Asked if that means continuous special sessions, Perry said, "You can surmise that."
In related news, just as the American GI Forum announced that it would have to close its Dallas office due to the loss of $300,000 in government funding that they say is payback for opposing redistricting, the Governor's office has announced that the funding has been restored. Via Byron.
Elsewhere, the Justice Department released an inspector general's report that said that with one exception, FBI agents and Justice officials ignored requests from Republican lawmakers for assistance in tracking down the Killer D's in May.
Despite the pressure by Texas Republican leaders, several Justice Department officials quickly determined the partisan issue was a "hornet's nest" and that federal involvement would be "wacko," according to an official quoted in the report.
The inspector general found that a lawyer in DeLay's office contacted Assistant U.S. Attorney General William Moschella on May 13 to inquire about help in locating the lawmakers.
The lawyer, unnamed in the report, also contacted Johnny Sutton in San Antonio, the U.S. attorney for the Western District of Texas. In both cases, Moschella and Sutton said the federal government wouldn't get involved.
Rob Booth is looking for online confirmation that a private citizen in Sen. John Whitmire's district has filed his own writ of mandamus, claiming that with Whitmire in Albuquerque, he's being denied representation in Austin. Sounds like crackpottery to me, but hey, you never know. Drop Rob a line at rob(at)robbooth.net or leave me a comment here if you find anything.

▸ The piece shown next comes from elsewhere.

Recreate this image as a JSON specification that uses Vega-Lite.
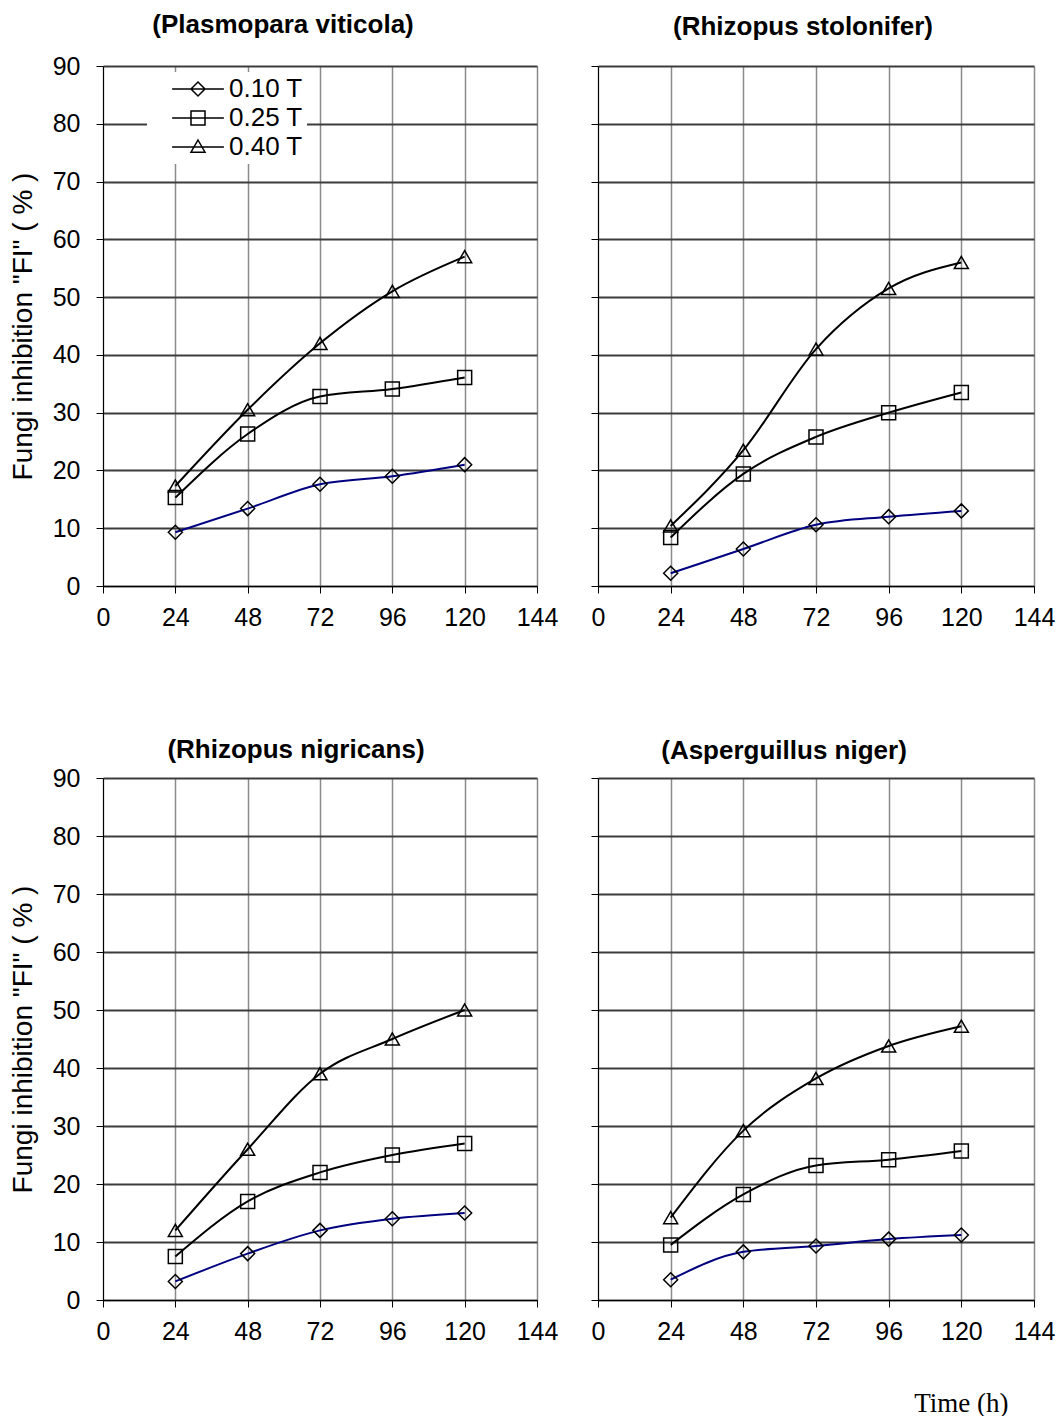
{
  "$schema": "https://vega.github.io/schema/vega-lite/v6.json",
  "background": "white",
  "padding": {"left": 9, "top": 12, "right": 10, "bottom": 0},
  "datasets": {
    "d": [
      {"panel": "A", "series": "0.10 T", "time": 24, "fi": 9.3},
      {"panel": "A", "series": "0.10 T", "time": 48, "fi": 13.4},
      {"panel": "A", "series": "0.10 T", "time": 72, "fi": 17.6},
      {"panel": "A", "series": "0.10 T", "time": 96, "fi": 19.0},
      {"panel": "A", "series": "0.10 T", "time": 120, "fi": 21.0},
      {"panel": "A", "series": "0.25 T", "time": 24, "fi": 15.3},
      {"panel": "A", "series": "0.25 T", "time": 48, "fi": 26.3},
      {"panel": "A", "series": "0.25 T", "time": 72, "fi": 32.8},
      {"panel": "A", "series": "0.25 T", "time": 96, "fi": 34.1},
      {"panel": "A", "series": "0.25 T", "time": 120, "fi": 36.1},
      {"panel": "A", "series": "0.40 T", "time": 24, "fi": 17.3},
      {"panel": "A", "series": "0.40 T", "time": 48, "fi": 30.5},
      {"panel": "A", "series": "0.40 T", "time": 72, "fi": 42.0},
      {"panel": "A", "series": "0.40 T", "time": 96, "fi": 51.0},
      {"panel": "A", "series": "0.40 T", "time": 120, "fi": 57.0},
      {"panel": "B", "series": "0.10 T", "time": 24, "fi": 2.2},
      {"panel": "B", "series": "0.10 T", "time": 48, "fi": 6.4},
      {"panel": "B", "series": "0.10 T", "time": 72, "fi": 10.6},
      {"panel": "B", "series": "0.10 T", "time": 96, "fi": 12.0},
      {"panel": "B", "series": "0.10 T", "time": 120, "fi": 13.0},
      {"panel": "B", "series": "0.25 T", "time": 24, "fi": 8.4},
      {"panel": "B", "series": "0.25 T", "time": 48, "fi": 19.4},
      {"panel": "B", "series": "0.25 T", "time": 72, "fi": 25.8},
      {"panel": "B", "series": "0.25 T", "time": 96, "fi": 30.0},
      {"panel": "B", "series": "0.25 T", "time": 120, "fi": 33.5},
      {"panel": "B", "series": "0.40 T", "time": 24, "fi": 10.4},
      {"panel": "B", "series": "0.40 T", "time": 48, "fi": 23.5},
      {"panel": "B", "series": "0.40 T", "time": 72, "fi": 41.0},
      {"panel": "B", "series": "0.40 T", "time": 96, "fi": 51.5},
      {"panel": "B", "series": "0.40 T", "time": 120, "fi": 56.0},
      {"panel": "C", "series": "0.10 T", "time": 24, "fi": 3.2},
      {"panel": "C", "series": "0.10 T", "time": 48, "fi": 8.0},
      {"panel": "C", "series": "0.10 T", "time": 72, "fi": 12.0},
      {"panel": "C", "series": "0.10 T", "time": 96, "fi": 14.0},
      {"panel": "C", "series": "0.10 T", "time": 120, "fi": 15.0},
      {"panel": "C", "series": "0.25 T", "time": 24, "fi": 7.5},
      {"panel": "C", "series": "0.25 T", "time": 48, "fi": 17.0},
      {"panel": "C", "series": "0.25 T", "time": 72, "fi": 22.0},
      {"panel": "C", "series": "0.25 T", "time": 96, "fi": 25.0},
      {"panel": "C", "series": "0.25 T", "time": 120, "fi": 27.0},
      {"panel": "C", "series": "0.40 T", "time": 24, "fi": 12.0},
      {"panel": "C", "series": "0.40 T", "time": 48, "fi": 26.0},
      {"panel": "C", "series": "0.40 T", "time": 72, "fi": 39.0},
      {"panel": "C", "series": "0.40 T", "time": 96, "fi": 45.0},
      {"panel": "C", "series": "0.40 T", "time": 120, "fi": 50.0},
      {"panel": "D", "series": "0.10 T", "time": 24, "fi": 3.5},
      {"panel": "D", "series": "0.10 T", "time": 48, "fi": 8.3},
      {"panel": "D", "series": "0.10 T", "time": 72, "fi": 9.3},
      {"panel": "D", "series": "0.10 T", "time": 96, "fi": 10.5},
      {"panel": "D", "series": "0.10 T", "time": 120, "fi": 11.2},
      {"panel": "D", "series": "0.25 T", "time": 24, "fi": 9.5},
      {"panel": "D", "series": "0.25 T", "time": 48, "fi": 18.2},
      {"panel": "D", "series": "0.25 T", "time": 72, "fi": 23.2},
      {"panel": "D", "series": "0.25 T", "time": 96, "fi": 24.2},
      {"panel": "D", "series": "0.25 T", "time": 120, "fi": 25.7},
      {"panel": "D", "series": "0.40 T", "time": 24, "fi": 14.2},
      {"panel": "D", "series": "0.40 T", "time": 48, "fi": 29.2},
      {"panel": "D", "series": "0.40 T", "time": 72, "fi": 38.2},
      {"panel": "D", "series": "0.40 T", "time": 96, "fi": 43.8},
      {"panel": "D", "series": "0.40 T", "time": 120, "fi": 47.2}
    ]
  },
  "data": {"name": "d"},
  "spacing": 107,
  "vconcat": [
    {
      "spacing": 61,
      "bounds": "flush",
      "hconcat": [
        {
          "width": 434, "height": 520,
          "title": {"text": "(Plasmopara viticola)", "dx": -37, "offset": 16, "frame": "group"},
          "transform": [{"filter": "datum.panel === 'A'"}],
          "encoding": {
            "x": {"field": "time", "type": "quantitative", "scale": {"domain": [0, 144], "nice": false}, "axis": {"title": null, "values": [0, 24, 48, 72, 96, 120, 144]}},
            "y": {"field": "fi", "type": "quantitative", "scale": {"domain": [0, 90], "nice": false}, "axis": {"title": "Fungi  inhibition \"FI\" ( % )", "values": [0, 10, 20, 30, 40, 50, 60, 70, 80, 90]}}
          },
          "resolve": {"scale": {"shape": "independent"}},
          "layer": [
            {"mark": {"type": "line", "interpolate": "monotone", "strokeWidth": 2},
             "encoding": {"color": {"field": "series", "type": "nominal", "scale": {"domain": ["0.10 T", "0.25 T", "0.40 T"], "range": ["#000080", "#000000", "#000000"]}, "legend": null}}},
            {"mark": {"type": "point", "filled": false, "size": 196, "color": "black", "strokeWidth": 1.5, "opacity": 1},
             "encoding": {"shape": {"field": "series", "type": "nominal", "scale": {"domain": ["0.10 T", "0.25 T", "0.40 T"], "range": ["diamond", "square", "triangle-up"]}, "legend": null}}},
            {"mark": {"type": "point", "filled": false, "size": 196, "color": "black", "strokeWidth": 1.5, "opacity": 0},
             "encoding": {"shape": {"field": "series", "type": "nominal",
               "scale": {"domain": ["0.10 T", "0.25 T", "0.40 T"], "range": ["M-3.7,0H3.7M0,-1L1,0L0,1L-1,0Z", "M-3.7,0H3.7M-1,-1H1V1H-1Z", "M-3.7,0H3.7M0,-1L1,0.75L-1,0.75Z"]},
               "legend": {"orient": "none", "legendX": 44, "legendY": 6, "title": null, "fillColor": "white", "padding": 4,
                 "labelFontSize": 26, "labelFont": "Liberation Sans", "labelColor": "black", "symbolSize": 196, "symbolOffset": 34, "labelOffset": 18,
                 "rowPadding": 3, "symbolOpacity": 1, "symbolStrokeWidth": 1.5, "symbolFillColor": "transparent", "symbolStrokeColor": "black", "labelLimit": 300}}}}
          ]
        },
        {
          "width": 436, "height": 520,
          "title": {"text": "(Rhizopus  stolonifer)", "dx": -13, "offset": 26, "frame": "group"},
          "transform": [{"filter": "datum.panel === 'B'"}],
          "encoding": {
            "x": {"field": "time", "type": "quantitative", "scale": {"domain": [0, 144], "nice": false}, "axis": {"title": null, "values": [0, 24, 48, 72, 96, 120, 144]}},
            "y": {"field": "fi", "type": "quantitative", "scale": {"domain": [0, 90], "nice": false}, "axis": {"title": null, "labels": false, "values": [0, 10, 20, 30, 40, 50, 60, 70, 80, 90]}}
          },
          "layer": [
            {"mark": {"type": "line", "interpolate": "monotone", "strokeWidth": 2},
             "encoding": {"color": {"field": "series", "type": "nominal", "scale": {"domain": ["0.10 T", "0.25 T", "0.40 T"], "range": ["#000080", "#000000", "#000000"]}, "legend": null}}},
            {"mark": {"type": "point", "filled": false, "size": 196, "color": "black", "strokeWidth": 1.5, "opacity": 1},
             "encoding": {"shape": {"field": "series", "type": "nominal", "scale": {"domain": ["0.10 T", "0.25 T", "0.40 T"], "range": ["diamond", "square", "triangle-up"]}, "legend": null}}}
          ]
        }
      ]
    },
    {
      "spacing": 61,
      "bounds": "flush",
      "hconcat": [
        {
          "width": 434, "height": 522,
          "title": {"text": "(Rhizopus nigricans)", "dx": -24, "offset": 3, "frame": "group"},
          "transform": [{"filter": "datum.panel === 'C'"}],
          "encoding": {
            "x": {"field": "time", "type": "quantitative", "scale": {"domain": [0, 144], "nice": false}, "axis": {"title": null, "values": [0, 24, 48, 72, 96, 120, 144]}},
            "y": {"field": "fi", "type": "quantitative", "scale": {"domain": [0, 90], "nice": false}, "axis": {"title": "Fungi  inhibition \"FI\" ( % )", "values": [0, 10, 20, 30, 40, 50, 60, 70, 80, 90]}}
          },
          "layer": [
            {"mark": {"type": "line", "interpolate": "monotone", "strokeWidth": 2},
             "encoding": {"color": {"field": "series", "type": "nominal", "scale": {"domain": ["0.10 T", "0.25 T", "0.40 T"], "range": ["#000080", "#000000", "#000000"]}, "legend": null}}},
            {"mark": {"type": "point", "filled": false, "size": 196, "color": "black", "strokeWidth": 1.5, "opacity": 1},
             "encoding": {"shape": {"field": "series", "type": "nominal", "scale": {"domain": ["0.10 T", "0.25 T", "0.40 T"], "range": ["diamond", "square", "triangle-up"]}, "legend": null}}}
          ]
        },
        {
          "width": 436, "height": 522,
          "title": {"text": "(Asperguillus niger)", "dx": -32, "offset": 14, "frame": "group"},
          "transform": [{"filter": "datum.panel === 'D'"}],
          "encoding": {
            "x": {"field": "time", "type": "quantitative", "scale": {"domain": [0, 144], "nice": false},
                  "axis": {"values": [0, 24, 48, 72, 96, 120, 144], "title": "Time (h)", "titleFont": "Liberation Serif", "titleFontSize": 27, "titleFontWeight": "normal", "titleColor": "black",
                           "titleAlign": "right", "titleAnchor": null, "titleX": 410, "titleY": 111, "titleBaseline": "alphabetic"}},
            "y": {"field": "fi", "type": "quantitative", "scale": {"domain": [0, 90], "nice": false}, "axis": {"title": null, "labels": false, "values": [0, 10, 20, 30, 40, 50, 60, 70, 80, 90]}}
          },
          "layer": [
            {"mark": {"type": "line", "interpolate": "monotone", "strokeWidth": 2},
             "encoding": {"color": {"field": "series", "type": "nominal", "scale": {"domain": ["0.10 T", "0.25 T", "0.40 T"], "range": ["#000080", "#000000", "#000000"]}, "legend": null}}},
            {"mark": {"type": "point", "filled": false, "size": 196, "color": "black", "strokeWidth": 1.5, "opacity": 1},
             "encoding": {"shape": {"field": "series", "type": "nominal", "scale": {"domain": ["0.10 T", "0.25 T", "0.40 T"], "range": ["diamond", "square", "triangle-up"]}, "legend": null}}}
          ]
        }
      ]
    }
  ],
  "config": {
    "font": "Liberation Sans",
    "view": {"stroke": null},
    "title": {"fontSize": 26, "fontWeight": "bold", "font": "Liberation Sans", "color": "black", "anchor": "middle"},
    "axis": {"labelFontSize": 25, "labelFont": "Liberation Sans", "labelColor": "black", "domainColor": "black", "domainWidth": 1, "tickColor": "black", "tickSize": 7, "tickWidth": 1,
             "titleFont": "Liberation Sans", "titleFontSize": 28, "titleFontWeight": "normal", "titleColor": "black", "labelOverlap": false, "labelFlush": false},
    "axisX": {"gridColor": "#8a8a8a", "gridWidth": 1.5, "gridOpacity": 1, "labelPadding": 12},
    "axisY": {"gridColor": "#3c3c3c", "gridWidth": 2, "gridOpacity": 1, "labelPadding": 16, "titlePadding": 15}
  }
}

Doug has a suggestion for nonpartisan redistricting that doesn't depend on a commission. I haven't taken the time to compare his idea to the March 2001 Texas Legislative Council report called State and Federal Law Governing Redistricting in Texas, which Hope linked to awhile back, but don't let that stop you from doing so.
Ginger has some thoughts about the racial aspects of redistricting, and why this makes her feel disfranchised (yes, that's the right word).
Finally, a bit of humor from The Lasso:
JUST ANOTHER GOVERNOR'S DAY: Lasso was up and about early Saturday morning, buying a new pair of shoes and some cheap Terminator shades. Walking to the check-out counter, Lasso heard the sales clerk ask, "Are you going to the rally?"
Lasso looked up and saw a guy, sweaty as a field hand, with a towel and a water bottle. It was. . .
The Governor asked, "What rally?" The clerk said the anti-redistricting rally set for later that morning. The Governor said he didn't think he would be attending, that "they can rally until Hell freezes over; we're going to do what's best for Texas."
The clerk then told The Governor that the good people of McAllen didn't know anything about Austin, Texas. The Governor disagreed. The two appeared to know one another. She called him "Guv." He smiled. She said she had relatives in the Valley and she could assure The Governor that the two places — McAllen and Austin — didn't belong in the same Congressional district. The Governor moved away.
All this left Lasso with a question: What is it about these West Texas boys? They like to talk about the virtues of digging ditches and drinking well water back home, but when they come to the People's Republic of Austin they get to buying Popsicle-colored jogging shoes and sipping city water from clear plastic bottles?